Whose House for the Holidays?
Whose house for the holidays?
The holidays can be an especially stressful time when you are going through a separation or divorce. It’s hard to get into the holiday spirit when your family is in limbo or separated and you’re feeling anxious, angry, or hurt. But there are many ways that parents can create happy holiday memories for their children and themselves.
In my experience as a divorce and family mediator, the best way to navigate the holidays is to have a PLAN that both parents can agree on. Successful holidays seem to depend less upon which parent the kids are with, and more upon the level of cooperation between parents.
There are different ways of celebrating holidays that can work for separated parents and their children. Here are some common ways parents may choose to handle the holidays.
Celebrating Together – This can work when parents are not in high conflict and are able to cooperate well. However, it may not be a good choice when it feels too painful to be with your ex, or if one of you is in a new relationship.
Alternating Years – This can work even when parents are in high conflict. For example, in even years, the children celebrate Thanksgiving with one parent and in odd years with the other. Some parents choose this schedule because it’s straightforward, predictable, and gives the children a chance to celebrate key holidays with each parent.
Splitting Holidays – This works when parents can be very cooperative and are willing to spend some of the holiday transporting their children between parents. For example, the children spend Christmas Eve and Christmas morning with one parent and then Christmas Day and Night with the other parent. This arrangement allows children to spend some of the holidays with each parent, so long as long-distance travel is not involved.
Trading Holidays – This can work when folks agree to preserve certain holiday traditions with one parent in exchange for a different holiday with the other parent. This option may make it possible, for example, for children to travel to visit with extended family every year. This is also a useful option when parents celebrate different religious holidays.
When it comes to making holiday agreements, keep these tips in mind.

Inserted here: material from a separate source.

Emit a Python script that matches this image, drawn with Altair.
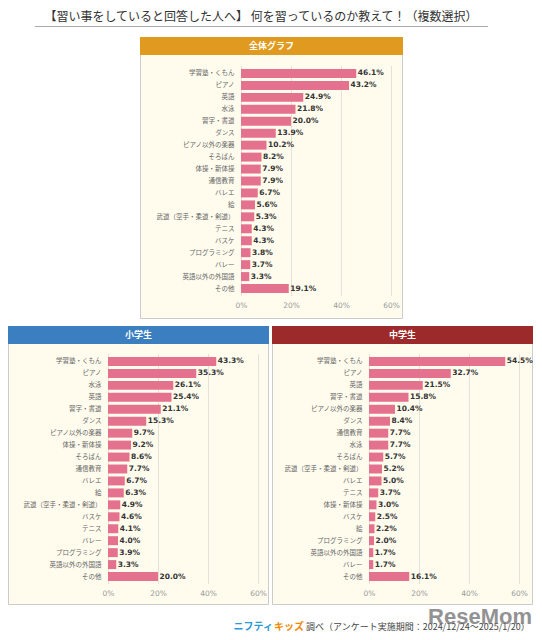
import altair as alt
import pandas as pd

# ---------------- data ----------------
overall_cats = ["学習塾・くもん", "ピアノ", "英語", "水泳", "習字・書道", "ダンス", "ピアノ以外の楽器",
                "そろばん", "体操・新体操", "通信教育", "バレエ", "絵", "武道（空手・柔道・剣道）",
                "テニス", "バスケ", "プログラミング", "バレー", "英語以外の外国語", "その他"]
overall_vals = [46.1, 43.2, 24.9, 21.8, 20.0, 13.9, 10.2, 8.2, 7.9, 7.9, 6.7, 5.6, 5.3,
                4.3, 4.3, 3.8, 3.7, 3.3, 19.1]

elem_cats = ["学習塾・くもん", "ピアノ", "水泳", "英語", "習字・書道", "ダンス", "ピアノ以外の楽器",
             "体操・新体操", "そろばん", "通信教育", "バレエ", "絵", "武道（空手・柔道・剣道）",
             "バスケ", "テニス", "バレー", "プログラミング", "英語以外の外国語", "その他"]
elem_vals = [43.3, 35.3, 26.1, 25.4, 21.1, 15.3, 9.7, 9.2, 8.6, 7.7, 6.7, 6.3, 4.9,
             4.6, 4.1, 4.0, 3.9, 3.3, 20.0]

jh_cats = ["学習塾・くもん", "ピアノ", "英語", "習字・書道", "ピアノ以外の楽器", "ダンス", "通信教育",
           "水泳", "そろばん", "武道（空手・柔道・剣道）", "バレエ", "テニス", "体操・新体操",
           "バスケ", "絵", "プログラミング", "英語以外の外国語", "バレー", "その他"]
jh_vals = [54.5, 32.7, 21.5, 15.8, 10.4, 8.4, 7.7, 7.7, 5.7, 5.2, 5.0, 3.7, 3.0,
           2.5, 2.2, 2.0, 1.7, 1.7, 16.1]

x_ticks = [0, 20, 40, 60]

title_text = "【習い事をしていると回答した人へ】 何を習っているのか教えて！（複数選択）"
panel_titles = ["全体グラフ", "小学生", "中学生"]
footer_logo_1 = "ニフティ"
footer_logo_2 = "キッズ"
footer_text = "調べ（アンケート実施期間：2024/12/24～2025/1/20）"
watermark = "ReseMom"

# ---------------- styles ----------------
PW, H = 150, 230          # plotted bar-area width (0-60 %) and height
BAR = "#E4718E"
CREAM = "#FFFCEE"
FRAME = "#CCCCCC"
HEAD_COLORS = ["#E09A1F", "#3B7FC1", "#9C2A2A"]
JP = "Noto Sans CJK JP"
NUM = "DejaVu Sans"

one = pd.DataFrame({"k": [0]})


def box(x, x2, y, y2, fill, stroke=None):
    kw = dict(fill=fill)
    if stroke:
        kw.update(stroke=stroke, strokeWidth=1)
    return alt.Chart(one).mark_rect(**kw).encode(
        x=alt.value(x), x2=alt.value(x2), y=alt.value(y), y2=alt.value(y2))


def label(text, x, y, size, color, font=JP, weight="normal", align="center", opacity=1.0):
    return alt.Chart(one).mark_text(
        text=text, font=font, fontSize=size, color=color, fontWeight=weight,
        align=align, baseline="middle", opacity=opacity
    ).encode(x=alt.value(x), y=alt.value(y))


def panel(cats, vals, title, hcolor, x0, width, fx, fx2, fy, fy2, extras):
    """x0: pixel where 0 % sits inside this view; frame coords relative to the view."""
    df = pd.DataFrame({"item": cats, "pct": vals})
    xs = alt.Scale(domain=[0, 60], nice=False, range=[x0, x0 + PW])
    ys = alt.Scale(paddingInner=0.25, paddingOuter=0.25)
    xaxis = alt.Axis(values=x_ticks, labelExpr="datum.value + '%'", grid=False,
                     domain=False, ticks=False, labelFont=NUM, labelFontSize=7.5,
                     labelColor="#999999", labelPadding=5, labelFlush=False,
                     zindex=1, title=None)
    yaxis = alt.Axis(domain=False, ticks=False, labelFont=JP, labelFontSize=6.5,
                     labelColor="#666666", labelPadding=7, zindex=1, title=None,
                     offset=-x0)
    bg = box(fx, fx2, fy, fy2, CREAM, FRAME)
    head = box(fx - 0.5, fx2 + 0.5, fy - 0.5, fy + 17.5, hcolor)
    htxt = label(title, (fx + fx2) / 2, fy + 8.5, 9, "white", weight="bold")
    grid = alt.Chart(pd.DataFrame({"pct": x_ticks})).mark_rule(
        color="#E4E1D6", strokeWidth=1, xOffset=0.5
    ).encode(x=alt.X("pct:Q", scale=xs, axis=xaxis), y=alt.value(0), y2=alt.value(H))
    base = alt.Chart(df)
    bars = base.mark_bar(color=BAR).encode(
        x=alt.X("pct:Q", scale=xs, axis=xaxis),
        y=alt.Y("item:N", sort=cats, scale=ys, axis=yaxis),
    )
    text = base.transform_calculate(
        lab="format(datum.pct, '.1f') + '%'"
    ).mark_text(
        align="left", baseline="middle", dx=1.5, font=NUM, fontSize=7.5,
        fontWeight="bold", color="#333333"
    ).encode(
        x=alt.X("pct:Q", scale=xs, axis=xaxis),
        y=alt.Y("item:N", sort=cats, scale=ys, axis=yaxis),
        text="lab:N",
    )
    return alt.layer(bg, head, htxt, grid, bars, text, *extras).properties(width=width, height=H)


SP = 111                    # gap between the two lower plot areas
TOTAL = PW + SP + PW        # 411
TX = 133                    # offset of the top panel's 0 % inside its view

# top panel extras: page anchor, title and underline (coords relative to top view)
top_extras = [
    box(TX - 60, TX - 40, -58, -56, "white"),
    label(title_text, TX + 20, -49.5, 12, "#333333"),
    alt.Chart(one).mark_rule(color="#AAAAAA", strokeWidth=1).encode(
        x=alt.value(TX - 206), x2=alt.value(TX + 247), y=alt.value(-39.5)),
]

FY = 273   # footer line, relative to the lower plots' top
right_extras = [
    label(footer_logo_1, -96, FY, 10, "#2B9BD8", weight="bold", align="right"),
    label(footer_logo_2, -65, FY, 10, "#EE8A00", weight="bold", align="right"),
    label(footer_text, -63, FY, 9, "#444444", align="left"),
    label(watermark, 111, 263, 22, "#6E6E6E", font="Liberation Sans", weight="bold", opacity=0.75),
]

top = panel(overall_cats, overall_vals, panel_titles[0], HEAD_COLORS[0], TX, TOTAL,
            TX - 100.5, TX + 161.5, -28.5, 252.5, top_extras)
left = panel(elem_cats, elem_vals, panel_titles[1], HEAD_COLORS[1], 0, PW,
             -99.5, 160.5, -27.5, 250.5, [])
right = panel(jh_cats, jh_vals, panel_titles[2], HEAD_COLORS[2], 0, PW,
              -96.5, 163.5, -27.5, 250.5, right_extras)

row = alt.hconcat(left, right, spacing=SP, bounds="flush")
chart = alt.vconcat(top, row, spacing=58, bounds="flush").properties(
    padding=0, background="white"
).configure_view(strokeWidth=0)

chart.save("out.html", embed_options={"renderer": "svg", "actions": False})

Plan Together. It is very upsetting and stressful when one parent acts unilaterally without any discussion or agreement with the other parent. When you can’t agree, get some help! Often a neutral third party, whether it’s your clergy, a psychologist, or a mediator, can help you both broaden your perspectives, have a productive conversation, and make a plan.
Take baby steps. Making a temporary holiday schedule is a good idea especially when the separation is new. Trial agreements allow time to experience what sharing and dividing the holidays feels like. Divorce agreements and parenting plans can contain a provision to review the holiday schedule at a designated point and make adjustments as mutually agreed upon.
Be specific. Often parents believe they will simply work the details out holiday by holiday. Nothing can cause stress more than assuming you’re on the same page and then finding out at the last minute that you’re not! For example, your holiday plan should include the time of the pick-up/drop-off and who’s in charge of transportation.
Be flexible. Mistakes happen. Even if you think your ex is purposely being difficult, try to be as flexible as you can. Your child isn’t going to remember exactly how much time they spent with each parent, but they will remember how you reacted when your ex messed up your holiday plans. Kids feel awful in the face of their parents’ anger, arguing, and blaming of one another. On the other hand, when kids see their parents flexibly deal with the unexpected stuff that happens, they will remember feeling love, joy, and security. And, as an added bonus, you’ll be modeling how to cope with the stress and conflict that occurs in their own lives.
Create the possibility that you and your children can find joy this Holiday Season!